[start Dataset section]

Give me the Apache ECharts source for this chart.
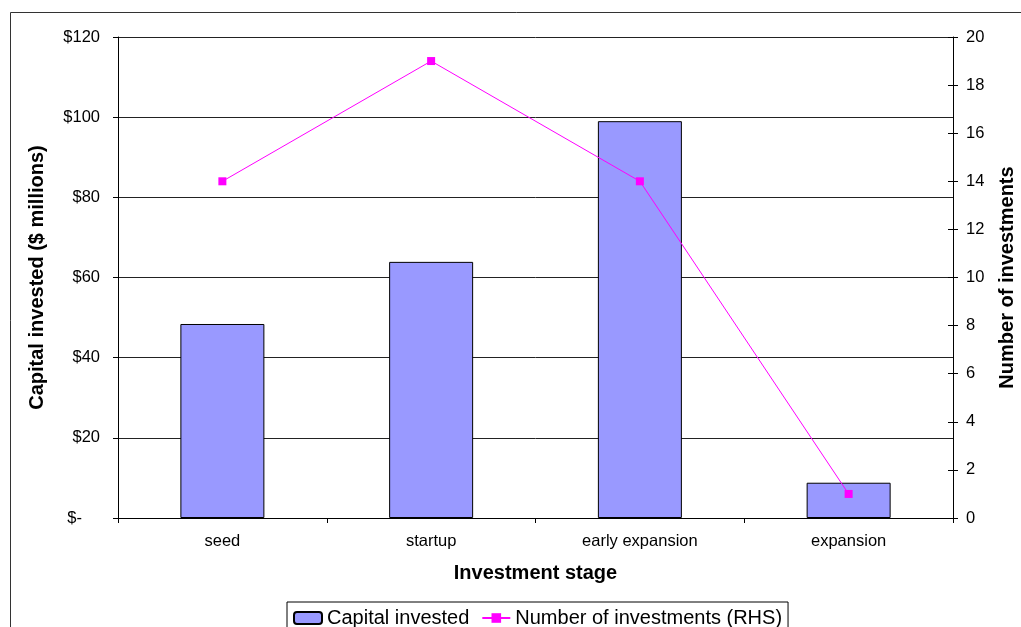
<!DOCTYPE html>
<html>
<head>
<meta charset="utf-8">
<style>
  html, body { margin: 0; padding: 0; background: #fff; }
  #chart { width: 1021px; height: 627px; }
</style>
<script src="https://cdn.jsdelivr.net/npm/echarts@6/dist/echarts.min.js"></script>
</head>
<body>
<div id="chart"></div>
<script>
// Investment stages and the two measures plotted against them
const stages = ['seed', 'startup', 'early expansion', 'expansion'];
const capitalInvested = [48.4, 63.9, 99.0, 8.8];      // $ millions (left axis)
const numberOfInvestments = [14, 19, 14, 1];          // count (right axis)
const capitalTicks = { min: 0, max: 120, interval: 20 };
const countTicks = { min: 0, max: 20, interval: 2 };

const FONT = '"Liberation Sans", Arial, sans-serif';

const chart = echarts.init(document.getElementById('chart'), null, { renderer: 'canvas' });

chart.setOption({
  backgroundColor: '#ffffff',
  animation: false,
  textStyle: { fontFamily: FONT, color: '#000' },
  graphic: [{
    type: 'rect',
    z: -10,
    silent: true,
    shape: { x: 10.5, y: 12.5, width: 1100, height: 700 },
    style: { fill: 'none', stroke: '#333', lineWidth: 1 }
  }],
  grid: { left: 118, right: 68, top: 37, bottom: 109, containLabel: false, outerBoundsMode: 'none' },
  legend: {
    left: 287,
    top: 602,
    orient: 'horizontal',
    padding: [6, 6, 4, 6],
    itemGap: 12,
    itemWidth: 28,
    itemHeight: 12,
    borderColor: '#000',
    borderWidth: 1,
    textStyle: { fontFamily: FONT, fontSize: 20, color: '#000' },
    data: ['Capital invested', 'Number of investments (RHS)']
  },
  xAxis: {
    type: 'category',
    data: stages,
    boundaryGap: true,
    name: 'Investment stage',
    nameLocation: 'middle',
    nameGap: 45,
    nameTextStyle: { fontFamily: FONT, fontSize: 20, fontWeight: 'bold', color: '#000' },
    axisLine: { lineStyle: { color: '#000', width: 1 } },
    axisTick: { show: true, length: 5, lineStyle: { color: '#000' } },
    axisLabel: { margin: 15, fontFamily: FONT, fontSize: 16.5, color: '#000' }
  },
  yAxis: [{
    type: 'value',
    position: 'left',
    min: capitalTicks.min,
    max: capitalTicks.max,
    interval: capitalTicks.interval,
    name: 'Capital invested ($ millions)',
    nameLocation: 'middle',
    nameRotate: 90,
    nameGap: 71,
    nameTextStyle: { fontFamily: FONT, fontSize: 20, fontWeight: 'bold', color: '#000' },
    axisLine: { show: true, lineStyle: { color: '#000', width: 1 } },
    axisTick: { show: true, length: 5, lineStyle: { color: '#000' } },
    splitLine: { show: true, lineStyle: { color: '#222', width: 1 } },
    axisLabel: {
      margin: 18,
      fontFamily: FONT,
      fontSize: 16.5,
      color: '#000',
      formatter: v => v === 0 ? '{z|$-}' : '$' + v,
      rich: { z: { fontFamily: FONT, fontSize: 16.5, color: '#000', padding: [0, 18, 0, 0] } }
    }
  }, {
    type: 'value',
    position: 'right',
    min: countTicks.min,
    max: countTicks.max,
    interval: countTicks.interval,
    name: 'Number of investments',
    nameLocation: 'middle',
    nameRotate: 90,
    nameGap: 44,
    nameTextStyle: { fontFamily: FONT, fontSize: 20, fontWeight: 'bold', color: '#000' },
    axisLine: { show: true, lineStyle: { color: '#000', width: 1 } },
    axisTick: { show: true, length: 5, lineStyle: { color: '#000' } },
    splitLine: { show: false },
    axisLabel: { margin: 13, fontFamily: FONT, fontSize: 16.5, color: '#000' }
  }, {
    // inner half of the crossing ticks on the right-hand axis
    type: 'value',
    position: 'right',
    min: countTicks.min,
    max: countTicks.max,
    interval: countTicks.interval,
    axisLine: { show: false },
    axisTick: { show: true, inside: true, length: 5, lineStyle: { color: '#000' } },
    splitLine: { show: false },
    axisLabel: { show: false }
  }],
  series: [{
    name: 'Capital invested',
    type: 'bar',
    yAxisIndex: 0,
    data: capitalInvested,
    barWidth: 84,
    itemStyle: { color: '#9999FF', borderColor: '#000', borderWidth: 1 },
    z: 2
  }, {
    name: 'Number of investments (RHS)',
    type: 'line',
    yAxisIndex: 1,
    data: numberOfInvestments,
    symbol: 'rect',
    symbolSize: 8,
    lineStyle: { color: '#FF00FF', width: 1 },
    itemStyle: { color: '#FF00FF' },
    z: 3
  }]
});
</script>
</body>
</html>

[end Dataset section]

## Problem
Give back the whole listing as it stands, minus its pictures.

## Result below
Give me the Apache ECharts source for this chart.
<!DOCTYPE html>
<html>
<head>
<meta charset="utf-8">
<style>
  html, body { margin: 0; padding: 0; background: #fff; }
  #chart { width: 1021px; height: 627px; }
</style>
<script src="https://cdn.jsdelivr.net/npm/echarts@6/dist/echarts.min.js"></script>
</head>
<body>
<div id="chart"></div>
<script>
// Investment stages and the two measures plotted against them
const stages = ['seed', 'startup', 'early expansion', 'expansion'];
const capitalInvested = [48.4, 63.9, 99.0, 8.8];      // $ millions (left axis)
const numberOfInvestments = [14, 19, 14, 1];          // count (right axis)
const capitalTicks = { min: 0, max: 120, interval: 20 };
const countTicks = { min: 0, max: 20, interval: 2 };

const FONT = '"Liberation Sans", Arial, sans-serif';

const chart = echarts.init(document.getElementById('chart'), null, { renderer: 'canvas' });

chart.setOption({
  backgroundColor: '#ffffff',
  animation: false,
  textStyle: { fontFamily: FONT, color: '#000' },
  graphic: [{
    type: 'rect',
    z: -10,
    silent: true,
    shape: { x: 10.5, y: 12.5, width: 1100, height: 700 },
    style: { fill: 'none', stroke: '#333', lineWidth: 1 }
  }],
  grid: { left: 118, right: 68, top: 37, bottom: 109, containLabel: false, outerBoundsMode: 'none' },
  legend: {
    left: 287,
    top: 602,
    orient: 'horizontal',
    padding: [6, 6, 4, 6],
    itemGap: 12,
    itemWidth: 28,
    itemHeight: 12,
    borderColor: '#000',
    borderWidth: 1,
    textStyle: { fontFamily: FONT, fontSize: 20, color: '#000' },
    data: ['Capital invested', 'Number of investments (RHS)']
  },
  xAxis: {
    type: 'category',
    data: stages,
    boundaryGap: true,
    name: 'Investment stage',
    nameLocation: 'middle',
    nameGap: 45,
    nameTextStyle: { fontFamily: FONT, fontSize: 20, fontWeight: 'bold', color: '#000' },
    axisLine: { lineStyle: { color: '#000', width: 1 } },
    axisTick: { show: true, length: 5, lineStyle: { color: '#000' } },
    axisLabel: { margin: 15, fontFamily: FONT, fontSize: 16.5, color: '#000' }
  },
  yAxis: [{
    type: 'value',
    position: 'left',
    min: capitalTicks.min,
    max: capitalTicks.max,
    interval: capitalTicks.interval,
    name: 'Capital invested ($ millions)',
    nameLocation: 'middle',
    nameRotate: 90,
    nameGap: 71,
    nameTextStyle: { fontFamily: FONT, fontSize: 20, fontWeight: 'bold', color: '#000' },
    axisLine: { show: true, lineStyle: { color: '#000', width: 1 } },
    axisTick: { show: true, length: 5, lineStyle: { color: '#000' } },
    splitLine: { show: true, lineStyle: { color: '#222', width: 1 } },
    axisLabel: {
      margin: 18,
      fontFamily: FONT,
      fontSize: 16.5,
      color: '#000',
      formatter: v => v === 0 ? '{z|$-}' : '$' + v,
      rich: { z: { fontFamily: FONT, fontSize: 16.5, color: '#000', padding: [0, 18, 0, 0] } }
    }
  }, {
    type: 'value',
    position: 'right',
    min: countTicks.min,
    max: countTicks.max,
    interval: countTicks.interval,
    name: 'Number of investments',
    nameLocation: 'middle',
    nameRotate: 90,
    nameGap: 44,
    nameTextStyle: { fontFamily: FONT, fontSize: 20, fontWeight: 'bold', color: '#000' },
    axisLine: { show: true, lineStyle: { color: '#000', width: 1 } },
    axisTick: { show: true, length: 5, lineStyle: { color: '#000' } },
    splitLine: { show: false },
    axisLabel: { margin: 13, fontFamily: FONT, fontSize: 16.5, color: '#000' }
  }, {
    // inner half of the crossing ticks on the right-hand axis
    type: 'value',
    position: 'right',
    min: countTicks.min,
    max: countTicks.max,
    interval: countTicks.interval,
    axisLine: { show: false },
    axisTick: { show: true, inside: true, length: 5, lineStyle: { color: '#000' } },
    splitLine: { show: false },
    axisLabel: { show: false }
  }],
  series: [{
    name: 'Capital invested',
    type: 'bar',
    yAxisIndex: 0,
    data: capitalInvested,
    barWidth: 84,
    itemStyle: { color: '#9999FF', borderColor: '#000', borderWidth: 1 },
    z: 2
  }, {
    name: 'Number of investments (RHS)',
    type: 'line',
    yAxisIndex: 1,
    data: numberOfInvestments,
    symbol: 'rect',
    symbolSize: 8,
    lineStyle: { color: '#FF00FF', width: 1 },
    itemStyle: { color: '#FF00FF' },
    z: 3
  }]
});
</script>
</body>
</html>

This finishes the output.